Recording environmental data is one of my hobbies; I already reported about my magnificent dust sensor [1]. I also own a small weather station: the popular WH1080, which is sold under names like Fine Offset, Nextrend, Froggit, or TFA Nexus. It includes various external sensors, as well as an indoor base station.

I continually extract the measurement data via the USB port of the base system – any Linux machine would be capable of it, but my old Raspberry Pi 2B is the perfect choice. I use RRDtool to write the data to a round-robin database and conjure up colorful graphs for a web server (Figure 1.)

Figure 1: Charly's Raspberry Pi server records the weather station data with RRDtool.

I had to come up with something to publish the data on the web. My ISP uses Dual-Stack Lite [2] and doesn't even offer static IPs for an extra charge – and, I have an aversion to dynamic DNS services.

A reverse SSH tunnel should fix it. The Raspberry Pi opens a connection from the inside through the NAT to a server outside, which I rented for a little money. (Performance doesn't matter; it's all about having a static IP address.) This SSH connection creates a direct tunnel between port 80 of the web server and port 80 of the Raspberry Pi. This was fine as a proof of concept; later, I converted it to HTTPS with a certificate from Let's Encrypt.

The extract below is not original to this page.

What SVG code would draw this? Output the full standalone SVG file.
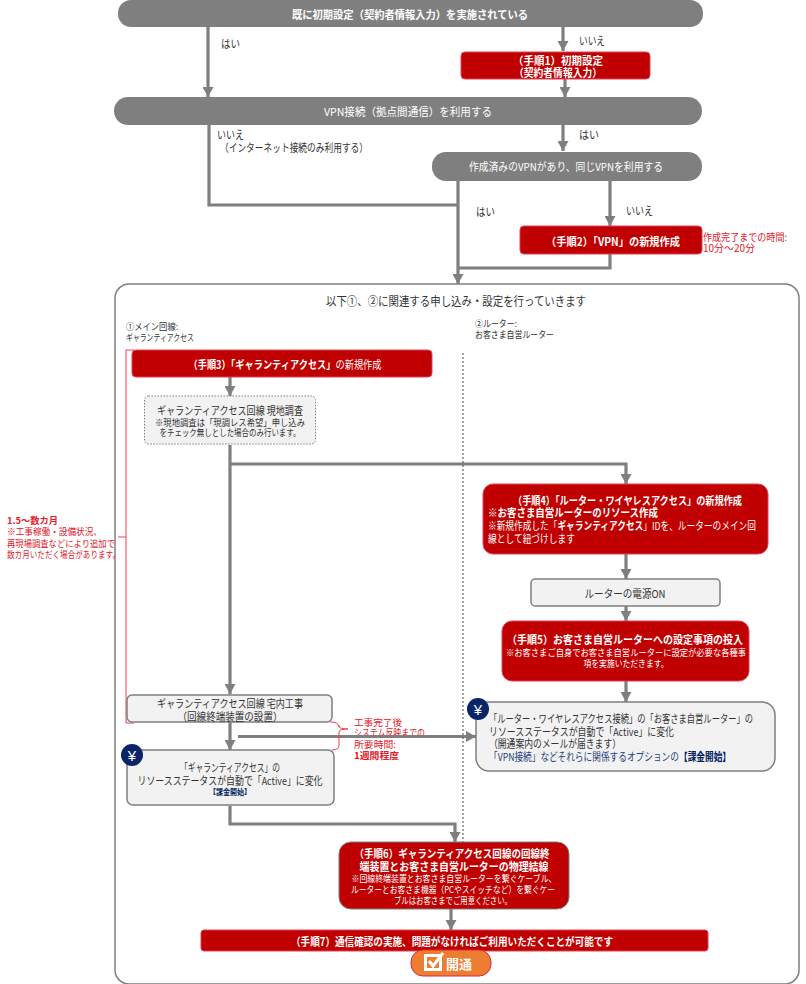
<svg xmlns="http://www.w3.org/2000/svg" width="806" height="984" viewBox="0 0 806 984">
<style>
text{font-family:"Noto Sans CJK JP","Noto Sans",sans-serif;font-size:11px;fill:#333;dominant-baseline:central}
.m{text-anchor:middle}
.w{fill:#fff}
.b{font-weight:700}
.s{font-size:9.500px}
.r{fill:#e0202a}
.red{fill:#c00000;stroke:#e0405a;stroke-width:1}
.pill{fill:#7f7f7f}
.box{fill:#f2f2f2;stroke:#7f7f7f;stroke-width:1.5}
.c{fill:none;stroke:#7f7f7f;stroke-width:3.2}
.br{fill:none;stroke:#f0404a;stroke-width:1}
.yen{font-family:"Liberation Sans",sans-serif;font-size:15px}
</style>
<defs>
<marker id="a" markerUnits="userSpaceOnUse" markerWidth="12" markerHeight="11" refX="10" refY="5.500" orient="auto"><path d="M0 0L10 5.500L0 11Z" fill="#7f7f7f"/></marker>
</defs>
<rect id="container" x="115" y="284" width="684" height="700" rx="14" fill="#fff" stroke="#7f7f7f" stroke-width="1.500"/>
<g id="notes">
<text class="r s" x="354" y="722" textLength="48" lengthAdjust="spacingAndGlyphs">工事完了後</text>
<text class="r s" x="354" y="732" textLength="71" lengthAdjust="spacingAndGlyphs">システム反映までの</text>
<text class="r s" x="354" y="744" textLength="42" lengthAdjust="spacingAndGlyphs">所要時間:</text>
<text class="r s b" x="354" y="755" textLength="45" lengthAdjust="spacingAndGlyphs">1週間程度</text>
</g>
<g id="connectors">
<path class="c" marker-end="url(#a)" d="M208 27V97"/>
<path class="c" marker-end="url(#a)" d="M563 27V51"/>
<path class="c" marker-end="url(#a)" d="M565 79V97"/>
<path class="c" marker-end="url(#a)" d="M563 125V151"/>
<path class="c" d="M209 125V205H458"/>
<path class="c" marker-end="url(#a)" d="M458 181V284"/>
<path class="c" marker-end="url(#a)" d="M610 181V226"/>
<path class="c" d="M610 254V268H458"/>
<path class="c" marker-end="url(#a)" d="M230 377V396"/>
<path class="c" marker-end="url(#a)" d="M230 445V694"/>
<path class="c" marker-end="url(#a)" d="M230 464H626V484"/>
<path class="c" marker-end="url(#a)" d="M626 554V579"/>
<path class="c" marker-end="url(#a)" d="M626 606V621"/>
<path class="c" marker-end="url(#a)" d="M626 681V702"/>
<path class="c" marker-end="url(#a)" d="M230 722V750"/>
<path class="c" marker-end="url(#a)" d="M238 736.500H476"/>
<path class="c" marker-end="url(#a)" d="M230 806V824H455V842"/>
<path class="c" marker-end="url(#a)" d="M451 909V930"/>
<path d="M463 353V842" fill="none" stroke="#444" stroke-width="1" stroke-dasharray="2 2"/>
</g>
<g id="brackets">
<path class="br" d="M134 350H126V723H134M126 537H118"/>
<path class="br" d="M330 722Q339 722 339 727V726Q339 729 348 729Q339 729 339 732V745Q339 750 332 750"/>
</g>
<g id="n1"><rect class="pill" x="118" y="0" width="585" height="27" rx="13"/><text class="m w b" x="410" y="14" textLength="236" lengthAdjust="spacingAndGlyphs">既に初期設定（契約者情報入力）を実施されている</text></g>
<text x="221" y="43" textLength="19" lengthAdjust="spacingAndGlyphs">はい</text>
<text x="579" y="40" textLength="26" lengthAdjust="spacingAndGlyphs">いいえ</text>
<g id="s1"><rect class="red" x="461" y="52" width="189" height="27" rx="4"/><text class="m w b" x="558" y="59.500" textLength="90" lengthAdjust="spacingAndGlyphs">（手順1）初期設定</text><text class="m w b" x="558" y="72" textLength="88" lengthAdjust="spacingAndGlyphs">（契約者情報入力）</text></g>
<g id="n2"><rect class="pill" x="114" y="97" width="588" height="28" rx="14"/><text class="m w" x="408" y="111" textLength="168" lengthAdjust="spacingAndGlyphs">VPN接続（拠点間通信）を利用する</text></g>
<text x="217" y="134" textLength="27" lengthAdjust="spacingAndGlyphs">いいえ</text>
<text x="220" y="147" textLength="148" lengthAdjust="spacingAndGlyphs">（インターネット接続のみ利用する）</text>
<text x="579" y="134" textLength="20" lengthAdjust="spacingAndGlyphs">はい</text>
<g id="n3"><rect class="pill" x="432" y="152" width="270" height="29" rx="14"/><text class="m w" x="566" y="166" textLength="194" lengthAdjust="spacingAndGlyphs">作成済みのVPNがあり、同じVPNを利用する</text></g>
<text x="476" y="211" textLength="19" lengthAdjust="spacingAndGlyphs">はい</text>
<text x="626" y="210" textLength="27" lengthAdjust="spacingAndGlyphs">いいえ</text>
<g id="s2"><rect class="red" x="520" y="226" width="182" height="28" rx="4"/><text class="m w b" x="613" y="241" textLength="134" lengthAdjust="spacingAndGlyphs">（手順2）「VPN」の新規作成</text></g>
<text class="r" x="703" y="236" style="font-size:10px" textLength="84" lengthAdjust="spacingAndGlyphs">作成完了までの時間:</text>
<text class="r" x="703" y="247" style="font-size:10px" textLength="52" lengthAdjust="spacingAndGlyphs">10分～20分</text>
<text class="m" x="456" y="300" style="font-size:12px" textLength="260" lengthAdjust="spacingAndGlyphs">以下①、②に関連する申し込み・設定を行っていきます</text>
<text class="s" x="126" y="326" textLength="52" lengthAdjust="spacingAndGlyphs">①メイン回線:</text>
<text class="s" x="126" y="337" textLength="68" lengthAdjust="spacingAndGlyphs">ギャランティアクセス</text>
<text class="s" x="475" y="323" textLength="42" lengthAdjust="spacingAndGlyphs">②ルーター:</text>
<text class="s" x="475" y="334" textLength="79" lengthAdjust="spacingAndGlyphs">お客さま自営ルーター</text>
<g id="s3"><rect class="red" x="132" y="350" width="300" height="27" rx="4"/><text class="m w" x="285" y="364" textLength="193" lengthAdjust="spacingAndGlyphs"><tspan class="b">（手順3）「ギャランティアクセス」</tspan>の新規作成</text></g>
<g id="survey"><rect x="144.500" y="396" width="171" height="48" rx="4" fill="#f2f2f2" stroke="#7f7f7f" stroke-dasharray="1.500 1.500"/><text class="m" x="230" y="410" textLength="146" lengthAdjust="spacingAndGlyphs">ギャランティアクセス回線 現地調査</text><text class="m s" x="230" y="422" textLength="150" lengthAdjust="spacingAndGlyphs">※現地調査は「現調レス希望」申し込み</text><text class="m s" x="230" y="432" textLength="141" lengthAdjust="spacingAndGlyphs">をチェック無しとした場合のみ行います。</text></g>
<text class="r b" x="7" y="520" style="font-size:9px" textLength="51" lengthAdjust="spacingAndGlyphs">1.5～数カ月</text>
<text class="r s" x="7" y="531" textLength="95" lengthAdjust="spacingAndGlyphs">※工事稼働・設備状況、</text>
<text class="r s" x="7" y="543" textLength="108" lengthAdjust="spacingAndGlyphs">再現場調査などにより追加で</text>
<text class="r s" x="7" y="554" textLength="113" lengthAdjust="spacingAndGlyphs">数カ月いただく場合があります。</text>
<g id="s4"><rect class="red" x="483" y="484" width="285" height="70" rx="10"/>
<text class="w b" x="513" y="500" textLength="229" lengthAdjust="spacingAndGlyphs">（手順4）「ルーター・ワイヤレスアクセス」の新規作成</text>
<text class="w b" x="488" y="512" textLength="170" lengthAdjust="spacingAndGlyphs">※お客さま自営ルーターのリソース作成</text>
<text class="w" x="488" y="525" textLength="268" lengthAdjust="spacingAndGlyphs">※新規作成した「<tspan class="b">ギャランティアクセス</tspan>」IDを、ルーターのメイン回</text>
<text class="w" x="488" y="538" textLength="87" lengthAdjust="spacingAndGlyphs">線として紐づけします</text></g>
<g id="power"><rect class="box" x="531" y="579" width="189" height="27" rx="4"/><text class="m" x="625" y="593" textLength="81" lengthAdjust="spacingAndGlyphs">ルーターの電源ON</text></g>
<g id="s5"><rect class="red" x="502" y="621" width="247" height="60" rx="10"/><text class="m w b" x="625" y="639" textLength="236" lengthAdjust="spacingAndGlyphs">（手順5）お客さま自営ルーターへの設定事項の投入</text><text class="m w s" x="626" y="652" textLength="240" lengthAdjust="spacingAndGlyphs">※お客さまご自身でお客さま自営ルーターに設定が必要な各種事</text><text class="m w s" x="626" y="663" textLength="85" lengthAdjust="spacingAndGlyphs">項を実施いただきます。</text></g>
<g id="work"><rect class="box" x="127" y="695" width="205" height="27" rx="5"/><text class="m" x="230" y="703" textLength="146" lengthAdjust="spacingAndGlyphs">ギャランティアクセス回線 宅内工事</text><text class="m" x="230" y="716" textLength="105" lengthAdjust="spacingAndGlyphs">（回線終端装置の設置）</text></g>
<g id="active1"><rect class="box" x="127" y="750" width="207" height="55" rx="6"/><text class="m" x="230" y="767" textLength="100" lengthAdjust="spacingAndGlyphs">「ギャランティアクセス」の</text><text class="m" x="230" y="780" textLength="185" lengthAdjust="spacingAndGlyphs">リソースステータスが自動で「Active」に変化</text><text class="m b" x="230" y="791" style="font-size:7.500px;fill:#002060" textLength="42" lengthAdjust="spacingAndGlyphs">【課金開始】</text>
<circle cx="132" cy="755" r="11" fill="#0b2468"/><text class="m w yen" x="132" y="755">¥</text></g>
<g id="active2"><rect class="box" x="476" y="702" width="299" height="69" rx="13"/>
<text x="489" y="718" textLength="264" lengthAdjust="spacingAndGlyphs">「ルーター・ワイヤレスアクセス接続」の「お客さま自営ルーター」の</text>
<text x="489" y="731" textLength="185" lengthAdjust="spacingAndGlyphs">リソースステータスが自動で「Active」に変化</text>
<text x="489" y="743" textLength="132" lengthAdjust="spacingAndGlyphs">（開通案内のメールが届きます）</text>
<text x="489" y="756" style="fill:#1f3f80" textLength="242" lengthAdjust="spacingAndGlyphs">「VPN接続」などそれらに関係するオプションの<tspan class="b" style="fill:#002060">【課金開始】</tspan></text>
<circle cx="478" cy="709" r="11" fill="#0b2468"/><text class="m w yen" x="478" y="709">¥</text></g>
<g id="s6"><rect x="339" y="842" width="230" height="67" rx="12" fill="#c00000" stroke="#7f7f7f" stroke-width="1"/>
<text class="m w b" x="452" y="853" textLength="195" lengthAdjust="spacingAndGlyphs">（手順6）ギャランティアクセス回線の回線終</text>
<text class="m w b" x="454" y="866" textLength="189" lengthAdjust="spacingAndGlyphs">端装置とお客さま自営ルーターの物理結線</text>
<text class="m w s" x="454" y="878" textLength="205" lengthAdjust="spacingAndGlyphs">※回線終端装置とお客さま自営ルーターを繋ぐケーブル、</text>
<text class="m w s" x="453" y="889" textLength="204" lengthAdjust="spacingAndGlyphs">ルーターとお客さま機器（PCやスイッチなど）を繋ぐケー</text>
<text class="m w s" x="453" y="900" textLength="118" lengthAdjust="spacingAndGlyphs">ブルはお客さまでご用意ください。</text></g>
<g id="s7"><rect class="red" x="201" y="930" width="507" height="21" rx="3"/><text class="m w b" x="452" y="941" textLength="322" lengthAdjust="spacingAndGlyphs">（手順7）通信確認の実施、問題がなければご利用いただくことが可能です</text></g>
<g id="open"><rect x="411" y="950" width="80" height="26" rx="12" fill="#ed7d31" stroke="#d9284a" stroke-width="1"/>
<rect x="424" y="954" width="18" height="17" fill="#fff"/><rect x="427" y="957" width="12" height="11" fill="#ed7d31"/><path d="M429 961L433 966L443 953" fill="none" stroke="#fff" stroke-width="3"/>
<text class="w b" x="446" y="963" style="font-size:13px">開通</text></g>
</svg>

The syntax for tunneling is simple. On the Raspberry Pi, you enter:

ssh -R <Webserver>:80:localhost:80<User>@<Webserver>

The tunnel is set up; I access the web server and see Connection refused. So what went wrong? After five minutes with a search engine that I really don't trust, I found this out: On the server, I have to add a GatewayPorts clientspecified line to /etc/ssh/sshd_config. Without this, the port is only bound to localhost.

Not Enough Action in the Tunnel

Unfortunately SSH disconnects after a period of inaction; because my weather server is not quite as popular as the one run by the Met Office, this happens quite soon. I can set the timeouts, but sooner or later the tunnel always breaks down, and it does not reopen. I succeeded in eliminating this annoyance with autossh [3]. The tool monitors the connection and restarts crashed tunnels. The syntax for doing this is:

autossh -M 9999 -N -R <Webserver>:80:localhost:80 <User>@<Webserver>

The -M switch is the monitoring connection. I chose the port number arbitrarily; it and the next one (i.e., 10000) both need to be free.

Caution: The machine (here, the Raspberry Pi) must not have access to the internal LAN at the same time, because if an attacker took over, they would be handed my entire home network on a silver platter. In my environment, the Raspberry Pi is connected to special DMZ ports on the firewall, which isolates it from the LAN. So let's see: 21°C – time to go out into the garden and see if the watering Raspberry Pi is doing its job properly.